→ TASK DIRECTIONS
No pictures belong in the copy; return exactly the lines from the one with "What seaborn and" through the one with "proposed_high = [10.65, 9.45, 5.42]", both ends included, and nothing else.

→ RECORDS FOR THIS EXERCISE
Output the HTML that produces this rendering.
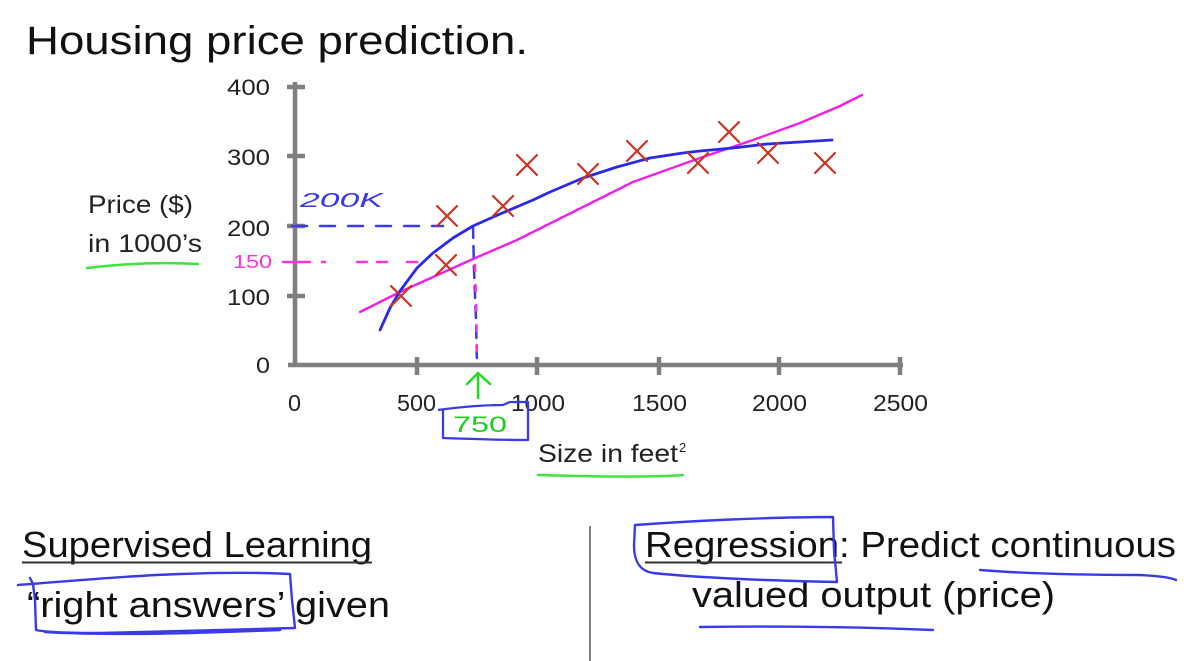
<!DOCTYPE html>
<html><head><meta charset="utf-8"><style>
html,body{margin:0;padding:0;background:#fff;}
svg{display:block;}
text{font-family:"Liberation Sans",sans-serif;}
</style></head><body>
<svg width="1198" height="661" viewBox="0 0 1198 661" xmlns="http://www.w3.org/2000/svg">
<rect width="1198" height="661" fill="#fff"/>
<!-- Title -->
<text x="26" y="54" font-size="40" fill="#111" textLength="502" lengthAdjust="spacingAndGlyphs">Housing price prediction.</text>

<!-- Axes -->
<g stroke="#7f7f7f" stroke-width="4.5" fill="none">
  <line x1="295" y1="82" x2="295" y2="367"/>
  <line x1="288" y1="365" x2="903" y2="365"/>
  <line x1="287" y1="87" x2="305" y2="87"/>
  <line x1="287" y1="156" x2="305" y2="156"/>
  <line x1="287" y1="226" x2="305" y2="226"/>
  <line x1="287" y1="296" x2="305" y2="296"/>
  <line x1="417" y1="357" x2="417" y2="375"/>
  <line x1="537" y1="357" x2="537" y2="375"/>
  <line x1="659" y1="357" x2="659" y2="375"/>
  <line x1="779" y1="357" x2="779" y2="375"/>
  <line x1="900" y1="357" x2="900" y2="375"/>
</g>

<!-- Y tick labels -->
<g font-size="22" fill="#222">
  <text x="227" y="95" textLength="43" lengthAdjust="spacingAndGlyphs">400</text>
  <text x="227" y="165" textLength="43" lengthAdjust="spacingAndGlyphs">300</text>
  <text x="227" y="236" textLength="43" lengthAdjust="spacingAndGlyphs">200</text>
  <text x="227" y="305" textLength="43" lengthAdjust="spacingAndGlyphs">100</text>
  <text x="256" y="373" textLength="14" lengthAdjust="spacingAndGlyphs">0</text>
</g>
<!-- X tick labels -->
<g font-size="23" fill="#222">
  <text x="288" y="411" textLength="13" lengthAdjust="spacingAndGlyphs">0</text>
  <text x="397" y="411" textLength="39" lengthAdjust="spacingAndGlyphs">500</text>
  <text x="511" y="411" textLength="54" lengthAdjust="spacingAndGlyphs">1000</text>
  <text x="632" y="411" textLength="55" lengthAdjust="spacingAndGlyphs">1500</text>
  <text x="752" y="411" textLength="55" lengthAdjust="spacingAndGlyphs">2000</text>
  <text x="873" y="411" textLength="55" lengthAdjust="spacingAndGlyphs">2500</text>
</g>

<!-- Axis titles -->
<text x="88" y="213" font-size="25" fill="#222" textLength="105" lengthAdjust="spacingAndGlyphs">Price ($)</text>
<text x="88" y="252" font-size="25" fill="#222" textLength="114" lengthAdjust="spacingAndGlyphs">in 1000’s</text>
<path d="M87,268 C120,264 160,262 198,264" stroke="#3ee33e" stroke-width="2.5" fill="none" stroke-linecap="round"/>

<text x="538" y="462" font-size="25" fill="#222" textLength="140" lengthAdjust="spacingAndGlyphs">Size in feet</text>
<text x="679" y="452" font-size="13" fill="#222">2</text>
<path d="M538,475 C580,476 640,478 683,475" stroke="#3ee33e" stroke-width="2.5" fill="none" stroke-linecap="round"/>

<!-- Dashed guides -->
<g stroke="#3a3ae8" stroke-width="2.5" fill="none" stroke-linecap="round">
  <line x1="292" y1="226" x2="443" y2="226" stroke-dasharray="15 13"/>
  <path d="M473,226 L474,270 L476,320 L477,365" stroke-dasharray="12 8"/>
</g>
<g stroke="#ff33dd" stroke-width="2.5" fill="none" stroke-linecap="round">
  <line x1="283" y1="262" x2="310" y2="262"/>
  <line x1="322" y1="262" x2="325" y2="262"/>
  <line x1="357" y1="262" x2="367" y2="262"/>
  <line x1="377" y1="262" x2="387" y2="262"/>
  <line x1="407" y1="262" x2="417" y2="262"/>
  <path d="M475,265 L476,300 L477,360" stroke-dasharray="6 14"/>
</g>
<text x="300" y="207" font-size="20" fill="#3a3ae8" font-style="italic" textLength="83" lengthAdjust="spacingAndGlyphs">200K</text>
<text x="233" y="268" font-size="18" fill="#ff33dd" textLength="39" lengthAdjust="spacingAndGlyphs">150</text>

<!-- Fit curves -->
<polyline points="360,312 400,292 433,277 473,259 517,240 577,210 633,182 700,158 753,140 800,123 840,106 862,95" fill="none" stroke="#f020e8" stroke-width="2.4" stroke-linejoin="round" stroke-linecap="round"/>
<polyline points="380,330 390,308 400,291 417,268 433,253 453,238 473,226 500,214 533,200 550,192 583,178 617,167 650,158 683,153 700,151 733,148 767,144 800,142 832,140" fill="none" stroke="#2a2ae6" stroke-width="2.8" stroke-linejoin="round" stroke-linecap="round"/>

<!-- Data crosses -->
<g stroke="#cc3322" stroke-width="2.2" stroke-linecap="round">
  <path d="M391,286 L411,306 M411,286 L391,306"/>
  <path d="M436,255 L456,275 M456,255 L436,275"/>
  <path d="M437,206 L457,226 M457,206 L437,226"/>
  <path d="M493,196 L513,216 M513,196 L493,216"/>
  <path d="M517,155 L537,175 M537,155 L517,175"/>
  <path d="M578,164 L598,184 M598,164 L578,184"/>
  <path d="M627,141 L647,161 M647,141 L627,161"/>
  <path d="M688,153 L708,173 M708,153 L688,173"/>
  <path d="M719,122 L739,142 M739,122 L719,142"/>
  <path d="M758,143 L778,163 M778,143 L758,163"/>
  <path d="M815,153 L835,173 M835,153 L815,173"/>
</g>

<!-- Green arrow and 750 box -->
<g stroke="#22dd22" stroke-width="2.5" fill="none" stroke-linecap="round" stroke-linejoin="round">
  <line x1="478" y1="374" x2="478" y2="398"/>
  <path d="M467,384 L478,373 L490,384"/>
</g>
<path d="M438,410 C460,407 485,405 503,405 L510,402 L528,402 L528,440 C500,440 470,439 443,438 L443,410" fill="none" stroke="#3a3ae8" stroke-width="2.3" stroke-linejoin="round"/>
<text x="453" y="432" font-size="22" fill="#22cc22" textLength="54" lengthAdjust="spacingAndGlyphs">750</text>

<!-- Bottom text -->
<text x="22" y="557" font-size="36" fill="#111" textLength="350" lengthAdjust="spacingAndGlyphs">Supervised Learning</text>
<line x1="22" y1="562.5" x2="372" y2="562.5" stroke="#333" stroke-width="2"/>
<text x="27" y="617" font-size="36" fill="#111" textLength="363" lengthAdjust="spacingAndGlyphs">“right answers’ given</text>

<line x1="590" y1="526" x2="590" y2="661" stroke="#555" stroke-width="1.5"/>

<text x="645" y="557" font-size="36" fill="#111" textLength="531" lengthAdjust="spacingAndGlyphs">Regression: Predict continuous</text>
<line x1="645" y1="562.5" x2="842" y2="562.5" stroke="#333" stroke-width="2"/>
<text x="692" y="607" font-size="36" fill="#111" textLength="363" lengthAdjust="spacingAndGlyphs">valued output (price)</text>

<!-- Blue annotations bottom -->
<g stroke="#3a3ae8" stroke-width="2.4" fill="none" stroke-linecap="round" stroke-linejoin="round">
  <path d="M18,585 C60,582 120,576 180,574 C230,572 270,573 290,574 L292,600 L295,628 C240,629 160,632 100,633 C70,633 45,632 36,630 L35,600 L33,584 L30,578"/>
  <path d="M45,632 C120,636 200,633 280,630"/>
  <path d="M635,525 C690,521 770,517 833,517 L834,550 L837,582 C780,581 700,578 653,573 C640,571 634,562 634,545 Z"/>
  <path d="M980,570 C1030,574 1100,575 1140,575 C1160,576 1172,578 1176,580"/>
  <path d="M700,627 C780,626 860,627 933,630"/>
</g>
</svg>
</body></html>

* * *

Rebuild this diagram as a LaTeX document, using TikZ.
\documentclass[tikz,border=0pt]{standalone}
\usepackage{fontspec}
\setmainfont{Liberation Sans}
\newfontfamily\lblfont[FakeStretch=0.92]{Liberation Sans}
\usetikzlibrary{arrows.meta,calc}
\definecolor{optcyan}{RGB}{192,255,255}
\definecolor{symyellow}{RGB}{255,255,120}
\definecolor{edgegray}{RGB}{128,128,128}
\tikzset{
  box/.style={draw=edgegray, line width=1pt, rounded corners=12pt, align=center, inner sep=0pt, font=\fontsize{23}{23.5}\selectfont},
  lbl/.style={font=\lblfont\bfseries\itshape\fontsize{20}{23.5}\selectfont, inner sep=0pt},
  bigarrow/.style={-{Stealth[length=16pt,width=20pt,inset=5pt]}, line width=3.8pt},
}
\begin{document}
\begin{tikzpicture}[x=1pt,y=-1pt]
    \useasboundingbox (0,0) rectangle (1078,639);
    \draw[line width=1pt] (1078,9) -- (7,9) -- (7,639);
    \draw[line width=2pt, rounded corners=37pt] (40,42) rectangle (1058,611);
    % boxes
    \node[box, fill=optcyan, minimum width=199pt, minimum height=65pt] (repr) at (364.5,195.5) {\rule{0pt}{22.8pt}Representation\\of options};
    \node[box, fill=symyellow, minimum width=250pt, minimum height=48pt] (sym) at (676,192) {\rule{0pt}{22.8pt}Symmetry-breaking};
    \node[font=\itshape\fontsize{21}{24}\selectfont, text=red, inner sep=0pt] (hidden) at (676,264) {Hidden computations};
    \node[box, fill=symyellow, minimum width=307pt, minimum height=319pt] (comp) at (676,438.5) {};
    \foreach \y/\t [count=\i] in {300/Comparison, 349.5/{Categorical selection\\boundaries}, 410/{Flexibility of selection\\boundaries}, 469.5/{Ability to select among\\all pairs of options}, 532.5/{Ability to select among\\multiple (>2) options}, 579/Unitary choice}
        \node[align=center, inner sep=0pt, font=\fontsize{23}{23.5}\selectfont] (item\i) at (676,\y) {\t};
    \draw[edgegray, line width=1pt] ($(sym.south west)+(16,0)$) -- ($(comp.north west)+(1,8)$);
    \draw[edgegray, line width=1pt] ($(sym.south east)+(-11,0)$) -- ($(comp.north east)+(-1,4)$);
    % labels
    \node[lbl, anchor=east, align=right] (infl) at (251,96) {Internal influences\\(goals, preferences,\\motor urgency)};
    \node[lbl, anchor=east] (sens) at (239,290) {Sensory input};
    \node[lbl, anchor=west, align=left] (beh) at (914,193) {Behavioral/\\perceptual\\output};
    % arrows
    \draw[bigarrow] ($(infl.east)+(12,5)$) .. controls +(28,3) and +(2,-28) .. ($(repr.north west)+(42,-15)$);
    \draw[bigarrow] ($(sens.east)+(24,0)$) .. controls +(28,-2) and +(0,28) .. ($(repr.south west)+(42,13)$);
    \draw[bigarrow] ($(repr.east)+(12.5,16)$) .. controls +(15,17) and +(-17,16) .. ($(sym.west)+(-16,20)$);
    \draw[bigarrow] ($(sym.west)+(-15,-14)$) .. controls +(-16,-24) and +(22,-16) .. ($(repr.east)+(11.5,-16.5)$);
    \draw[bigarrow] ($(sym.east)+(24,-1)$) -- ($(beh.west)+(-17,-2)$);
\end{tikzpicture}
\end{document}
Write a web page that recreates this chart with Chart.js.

==

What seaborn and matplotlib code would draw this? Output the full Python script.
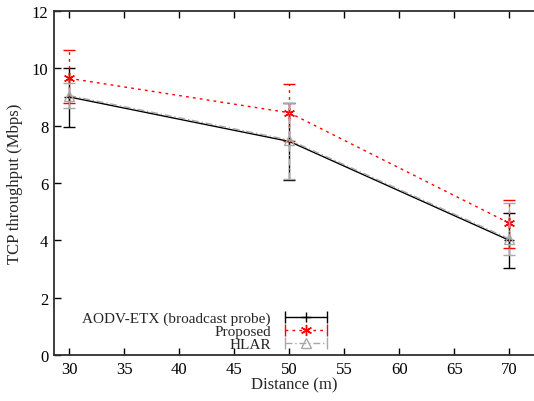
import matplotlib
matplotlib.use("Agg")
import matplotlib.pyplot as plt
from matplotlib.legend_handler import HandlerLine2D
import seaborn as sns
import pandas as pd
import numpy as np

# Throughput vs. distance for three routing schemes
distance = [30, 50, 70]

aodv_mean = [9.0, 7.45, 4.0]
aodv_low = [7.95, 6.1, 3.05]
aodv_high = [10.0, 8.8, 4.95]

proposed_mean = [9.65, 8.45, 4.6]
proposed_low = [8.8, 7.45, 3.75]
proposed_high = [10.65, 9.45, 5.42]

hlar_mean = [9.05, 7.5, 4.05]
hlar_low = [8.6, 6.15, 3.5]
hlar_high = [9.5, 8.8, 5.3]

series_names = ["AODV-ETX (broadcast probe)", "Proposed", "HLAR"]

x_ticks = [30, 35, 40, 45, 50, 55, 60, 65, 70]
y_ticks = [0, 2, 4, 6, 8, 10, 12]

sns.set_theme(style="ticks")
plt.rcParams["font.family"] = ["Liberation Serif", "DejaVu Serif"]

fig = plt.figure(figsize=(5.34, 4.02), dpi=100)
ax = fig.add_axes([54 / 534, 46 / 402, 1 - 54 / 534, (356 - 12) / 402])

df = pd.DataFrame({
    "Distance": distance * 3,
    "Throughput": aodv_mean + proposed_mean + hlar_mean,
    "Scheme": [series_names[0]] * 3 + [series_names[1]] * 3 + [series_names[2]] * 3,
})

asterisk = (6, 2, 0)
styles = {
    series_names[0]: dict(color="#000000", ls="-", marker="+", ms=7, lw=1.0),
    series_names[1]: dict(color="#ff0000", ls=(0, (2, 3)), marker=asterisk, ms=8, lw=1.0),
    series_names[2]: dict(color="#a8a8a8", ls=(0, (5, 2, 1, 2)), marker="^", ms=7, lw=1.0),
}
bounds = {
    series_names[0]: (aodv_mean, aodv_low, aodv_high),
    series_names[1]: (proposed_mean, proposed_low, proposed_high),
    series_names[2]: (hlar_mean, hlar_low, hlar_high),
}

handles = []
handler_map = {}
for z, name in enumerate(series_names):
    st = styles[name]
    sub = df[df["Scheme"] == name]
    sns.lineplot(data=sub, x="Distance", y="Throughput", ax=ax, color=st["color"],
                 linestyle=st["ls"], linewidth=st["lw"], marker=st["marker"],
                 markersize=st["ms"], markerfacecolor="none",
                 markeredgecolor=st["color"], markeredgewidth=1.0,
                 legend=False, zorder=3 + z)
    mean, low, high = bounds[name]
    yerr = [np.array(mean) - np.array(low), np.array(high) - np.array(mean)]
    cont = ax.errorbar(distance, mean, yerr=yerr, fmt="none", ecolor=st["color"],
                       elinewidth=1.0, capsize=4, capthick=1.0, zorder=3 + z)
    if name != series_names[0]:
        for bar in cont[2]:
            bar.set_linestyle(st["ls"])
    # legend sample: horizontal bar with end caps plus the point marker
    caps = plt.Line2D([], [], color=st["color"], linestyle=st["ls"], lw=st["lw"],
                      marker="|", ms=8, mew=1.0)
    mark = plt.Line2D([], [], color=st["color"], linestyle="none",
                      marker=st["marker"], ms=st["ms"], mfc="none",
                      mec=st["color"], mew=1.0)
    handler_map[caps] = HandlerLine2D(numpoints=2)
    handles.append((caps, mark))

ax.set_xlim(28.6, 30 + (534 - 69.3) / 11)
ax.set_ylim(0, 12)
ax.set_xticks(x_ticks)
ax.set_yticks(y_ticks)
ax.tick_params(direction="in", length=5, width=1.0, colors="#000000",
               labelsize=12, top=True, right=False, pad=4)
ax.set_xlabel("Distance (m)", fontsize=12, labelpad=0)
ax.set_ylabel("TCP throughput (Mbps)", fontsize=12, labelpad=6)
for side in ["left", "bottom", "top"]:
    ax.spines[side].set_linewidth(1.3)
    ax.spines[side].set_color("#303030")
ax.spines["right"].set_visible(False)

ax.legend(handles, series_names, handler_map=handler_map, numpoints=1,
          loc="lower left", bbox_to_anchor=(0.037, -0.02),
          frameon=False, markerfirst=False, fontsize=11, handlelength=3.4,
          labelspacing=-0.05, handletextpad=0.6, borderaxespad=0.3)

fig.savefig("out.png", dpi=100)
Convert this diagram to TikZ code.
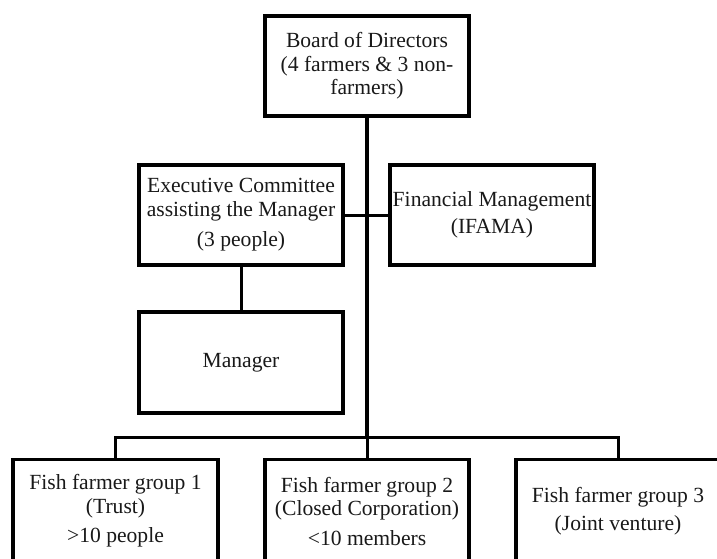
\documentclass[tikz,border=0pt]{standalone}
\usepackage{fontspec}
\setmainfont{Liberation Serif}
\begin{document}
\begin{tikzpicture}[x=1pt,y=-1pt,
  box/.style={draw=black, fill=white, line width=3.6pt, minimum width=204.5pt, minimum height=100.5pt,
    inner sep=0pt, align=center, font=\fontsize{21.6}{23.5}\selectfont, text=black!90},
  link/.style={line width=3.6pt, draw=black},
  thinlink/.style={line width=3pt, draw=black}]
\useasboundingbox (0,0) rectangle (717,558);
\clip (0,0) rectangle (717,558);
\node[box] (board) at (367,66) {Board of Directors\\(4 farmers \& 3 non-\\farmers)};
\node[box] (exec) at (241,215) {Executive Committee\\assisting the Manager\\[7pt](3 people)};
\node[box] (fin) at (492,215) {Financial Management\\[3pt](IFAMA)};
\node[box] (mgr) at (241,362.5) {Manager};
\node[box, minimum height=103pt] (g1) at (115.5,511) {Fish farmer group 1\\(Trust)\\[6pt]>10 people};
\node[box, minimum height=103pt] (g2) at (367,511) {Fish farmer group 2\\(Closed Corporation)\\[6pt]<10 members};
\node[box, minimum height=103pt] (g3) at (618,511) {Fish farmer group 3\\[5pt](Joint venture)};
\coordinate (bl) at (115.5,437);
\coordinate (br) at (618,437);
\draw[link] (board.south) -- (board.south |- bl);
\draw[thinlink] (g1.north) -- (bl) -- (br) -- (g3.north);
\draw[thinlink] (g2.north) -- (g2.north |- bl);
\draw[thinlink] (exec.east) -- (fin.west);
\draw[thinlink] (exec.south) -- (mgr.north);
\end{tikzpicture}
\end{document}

→ RESULT OF THIS TASK
What seaborn and matplotlib code would draw this? Output the full Python script.
import matplotlib
matplotlib.use("Agg")
import matplotlib.pyplot as plt
from matplotlib.legend_handler import HandlerLine2D
import seaborn as sns
import pandas as pd
import numpy as np

# Throughput vs. distance for three routing schemes
distance = [30, 50, 70]

aodv_mean = [9.0, 7.45, 4.0]
aodv_low = [7.95, 6.1, 3.05]
aodv_high = [10.0, 8.8, 4.95]

proposed_mean = [9.65, 8.45, 4.6]
proposed_low = [8.8, 7.45, 3.75]
proposed_high = [10.65, 9.45, 5.42]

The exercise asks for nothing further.